Brief
The material below contains a line with "Give me the matplotlib source for this chart." and a line with "growth = [-85, 28, -51, 34, 507, 47, 73, -24]". Copy exactly those two lines and all lines between them.

Extracted records
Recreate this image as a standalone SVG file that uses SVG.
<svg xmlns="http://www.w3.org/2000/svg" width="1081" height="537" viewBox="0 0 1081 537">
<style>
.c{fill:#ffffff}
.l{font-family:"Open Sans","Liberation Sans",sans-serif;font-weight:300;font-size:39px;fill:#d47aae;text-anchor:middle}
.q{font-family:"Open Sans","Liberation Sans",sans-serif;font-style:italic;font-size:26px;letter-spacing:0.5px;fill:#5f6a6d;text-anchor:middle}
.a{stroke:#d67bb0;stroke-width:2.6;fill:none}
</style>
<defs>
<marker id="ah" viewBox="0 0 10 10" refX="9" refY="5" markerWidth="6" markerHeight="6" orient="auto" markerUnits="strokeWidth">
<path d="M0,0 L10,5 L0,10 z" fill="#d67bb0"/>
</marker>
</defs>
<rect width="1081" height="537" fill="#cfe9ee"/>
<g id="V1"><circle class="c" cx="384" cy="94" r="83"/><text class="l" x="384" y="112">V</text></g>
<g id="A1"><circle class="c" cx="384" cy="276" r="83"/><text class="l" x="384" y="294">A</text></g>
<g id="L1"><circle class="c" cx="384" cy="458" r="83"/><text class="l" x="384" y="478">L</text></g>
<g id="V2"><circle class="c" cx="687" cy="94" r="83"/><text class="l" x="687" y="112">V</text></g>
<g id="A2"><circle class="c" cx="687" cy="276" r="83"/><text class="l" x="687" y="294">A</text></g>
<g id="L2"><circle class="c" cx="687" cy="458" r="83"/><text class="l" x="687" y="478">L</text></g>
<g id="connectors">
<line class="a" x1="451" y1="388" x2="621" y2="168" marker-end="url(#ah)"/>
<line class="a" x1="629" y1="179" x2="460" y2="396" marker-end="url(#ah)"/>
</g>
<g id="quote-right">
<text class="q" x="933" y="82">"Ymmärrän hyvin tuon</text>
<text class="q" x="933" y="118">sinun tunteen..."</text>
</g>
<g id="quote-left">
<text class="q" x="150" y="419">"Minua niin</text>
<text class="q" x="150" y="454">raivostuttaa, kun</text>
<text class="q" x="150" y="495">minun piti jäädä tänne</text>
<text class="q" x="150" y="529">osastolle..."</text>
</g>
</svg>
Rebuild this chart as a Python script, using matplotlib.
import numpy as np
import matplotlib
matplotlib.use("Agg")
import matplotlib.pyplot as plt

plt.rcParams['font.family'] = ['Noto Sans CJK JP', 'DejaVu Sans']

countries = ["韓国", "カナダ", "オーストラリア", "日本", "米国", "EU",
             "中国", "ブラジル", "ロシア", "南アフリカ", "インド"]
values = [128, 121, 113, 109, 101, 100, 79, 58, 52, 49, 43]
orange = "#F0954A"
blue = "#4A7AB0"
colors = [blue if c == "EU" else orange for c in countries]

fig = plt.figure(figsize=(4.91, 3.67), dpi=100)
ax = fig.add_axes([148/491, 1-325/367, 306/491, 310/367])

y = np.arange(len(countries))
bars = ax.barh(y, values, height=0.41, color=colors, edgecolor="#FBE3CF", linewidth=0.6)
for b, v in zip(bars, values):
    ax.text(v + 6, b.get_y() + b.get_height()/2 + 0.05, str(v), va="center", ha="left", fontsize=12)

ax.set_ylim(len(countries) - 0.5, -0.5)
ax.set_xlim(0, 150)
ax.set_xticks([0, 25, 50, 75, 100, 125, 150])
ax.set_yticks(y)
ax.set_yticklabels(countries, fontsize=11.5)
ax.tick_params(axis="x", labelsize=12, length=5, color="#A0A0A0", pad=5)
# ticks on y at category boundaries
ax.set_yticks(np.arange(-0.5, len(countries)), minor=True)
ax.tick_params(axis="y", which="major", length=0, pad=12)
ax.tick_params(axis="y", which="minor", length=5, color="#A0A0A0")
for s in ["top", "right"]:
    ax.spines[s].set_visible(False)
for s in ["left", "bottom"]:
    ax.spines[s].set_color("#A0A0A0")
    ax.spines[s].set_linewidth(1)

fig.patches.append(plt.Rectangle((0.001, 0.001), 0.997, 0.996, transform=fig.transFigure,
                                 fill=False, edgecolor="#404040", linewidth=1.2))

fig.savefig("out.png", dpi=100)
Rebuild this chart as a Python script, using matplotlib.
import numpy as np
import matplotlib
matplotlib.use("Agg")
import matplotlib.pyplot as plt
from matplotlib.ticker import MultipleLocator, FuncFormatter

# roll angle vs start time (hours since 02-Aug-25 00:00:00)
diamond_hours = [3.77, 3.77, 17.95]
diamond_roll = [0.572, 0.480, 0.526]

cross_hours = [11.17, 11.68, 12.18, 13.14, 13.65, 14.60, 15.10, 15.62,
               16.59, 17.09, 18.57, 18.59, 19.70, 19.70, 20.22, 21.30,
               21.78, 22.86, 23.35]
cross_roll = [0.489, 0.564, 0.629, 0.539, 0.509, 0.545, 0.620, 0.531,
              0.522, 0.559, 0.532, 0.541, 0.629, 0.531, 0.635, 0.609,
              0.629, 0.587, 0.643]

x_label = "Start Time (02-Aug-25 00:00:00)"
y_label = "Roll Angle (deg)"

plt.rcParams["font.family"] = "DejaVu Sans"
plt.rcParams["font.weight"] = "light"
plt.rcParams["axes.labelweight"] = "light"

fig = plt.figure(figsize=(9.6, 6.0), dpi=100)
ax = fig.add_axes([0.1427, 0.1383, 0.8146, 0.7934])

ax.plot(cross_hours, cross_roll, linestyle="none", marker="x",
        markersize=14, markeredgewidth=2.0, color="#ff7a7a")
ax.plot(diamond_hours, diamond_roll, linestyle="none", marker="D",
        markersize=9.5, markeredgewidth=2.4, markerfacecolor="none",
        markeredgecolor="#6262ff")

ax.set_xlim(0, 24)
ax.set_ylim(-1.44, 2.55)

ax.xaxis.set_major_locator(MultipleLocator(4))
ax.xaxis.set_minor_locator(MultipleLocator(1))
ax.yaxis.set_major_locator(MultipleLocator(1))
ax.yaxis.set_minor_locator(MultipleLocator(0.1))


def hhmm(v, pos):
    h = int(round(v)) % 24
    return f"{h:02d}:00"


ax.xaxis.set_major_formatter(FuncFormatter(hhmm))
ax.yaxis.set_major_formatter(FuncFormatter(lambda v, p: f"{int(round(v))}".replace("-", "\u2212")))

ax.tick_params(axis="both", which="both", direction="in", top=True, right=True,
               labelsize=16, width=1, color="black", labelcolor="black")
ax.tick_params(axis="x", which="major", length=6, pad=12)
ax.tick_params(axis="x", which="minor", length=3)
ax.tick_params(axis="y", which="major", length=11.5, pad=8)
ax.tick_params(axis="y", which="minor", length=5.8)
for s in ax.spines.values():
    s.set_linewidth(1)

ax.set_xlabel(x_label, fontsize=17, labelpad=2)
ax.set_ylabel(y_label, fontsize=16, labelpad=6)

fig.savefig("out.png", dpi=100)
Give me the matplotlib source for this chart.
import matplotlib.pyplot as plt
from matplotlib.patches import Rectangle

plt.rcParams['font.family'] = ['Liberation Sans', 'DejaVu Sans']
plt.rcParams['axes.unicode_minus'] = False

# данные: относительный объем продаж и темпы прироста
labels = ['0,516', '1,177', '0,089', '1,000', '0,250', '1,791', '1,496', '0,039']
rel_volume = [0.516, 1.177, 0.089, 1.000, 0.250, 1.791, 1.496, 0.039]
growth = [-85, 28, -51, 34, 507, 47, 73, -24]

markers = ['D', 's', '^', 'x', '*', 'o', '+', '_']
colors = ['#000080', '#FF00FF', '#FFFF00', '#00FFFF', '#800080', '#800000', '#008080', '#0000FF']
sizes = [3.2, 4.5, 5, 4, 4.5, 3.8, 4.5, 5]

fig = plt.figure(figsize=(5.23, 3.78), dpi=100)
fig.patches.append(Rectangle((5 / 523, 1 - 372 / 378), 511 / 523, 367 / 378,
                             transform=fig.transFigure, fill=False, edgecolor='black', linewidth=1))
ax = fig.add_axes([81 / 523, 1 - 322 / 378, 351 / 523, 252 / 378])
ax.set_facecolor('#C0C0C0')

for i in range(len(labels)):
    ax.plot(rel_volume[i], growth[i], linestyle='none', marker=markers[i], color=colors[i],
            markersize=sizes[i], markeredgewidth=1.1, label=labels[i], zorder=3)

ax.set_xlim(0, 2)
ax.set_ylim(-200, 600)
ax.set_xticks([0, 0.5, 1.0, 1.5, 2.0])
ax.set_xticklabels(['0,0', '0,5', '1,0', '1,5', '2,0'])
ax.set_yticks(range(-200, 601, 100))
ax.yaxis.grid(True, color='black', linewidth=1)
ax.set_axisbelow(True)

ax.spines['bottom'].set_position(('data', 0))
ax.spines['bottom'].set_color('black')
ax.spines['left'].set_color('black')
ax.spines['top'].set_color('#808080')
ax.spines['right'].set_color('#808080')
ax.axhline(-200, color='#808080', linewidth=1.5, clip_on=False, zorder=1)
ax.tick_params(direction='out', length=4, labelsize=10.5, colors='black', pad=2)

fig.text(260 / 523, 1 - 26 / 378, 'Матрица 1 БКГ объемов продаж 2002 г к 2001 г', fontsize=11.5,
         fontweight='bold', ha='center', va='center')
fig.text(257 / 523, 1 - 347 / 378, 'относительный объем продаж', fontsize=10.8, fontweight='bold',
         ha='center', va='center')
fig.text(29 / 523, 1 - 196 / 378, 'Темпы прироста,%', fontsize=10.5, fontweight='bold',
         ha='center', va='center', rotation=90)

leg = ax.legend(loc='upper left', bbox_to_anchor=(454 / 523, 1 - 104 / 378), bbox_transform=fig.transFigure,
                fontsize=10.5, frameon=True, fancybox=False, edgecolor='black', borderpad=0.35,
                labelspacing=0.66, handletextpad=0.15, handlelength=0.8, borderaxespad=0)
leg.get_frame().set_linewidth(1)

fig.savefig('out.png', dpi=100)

Result for this task
Give me the matplotlib source for this chart.
import matplotlib.pyplot as plt
from matplotlib.patches import Rectangle

plt.rcParams['font.family'] = ['Liberation Sans', 'DejaVu Sans']
plt.rcParams['axes.unicode_minus'] = False

# данные: относительный объем продаж и темпы прироста
labels = ['0,516', '1,177', '0,089', '1,000', '0,250', '1,791', '1,496', '0,039']
rel_volume = [0.516, 1.177, 0.089, 1.000, 0.250, 1.791, 1.496, 0.039]
growth = [-85, 28, -51, 34, 507, 47, 73, -24]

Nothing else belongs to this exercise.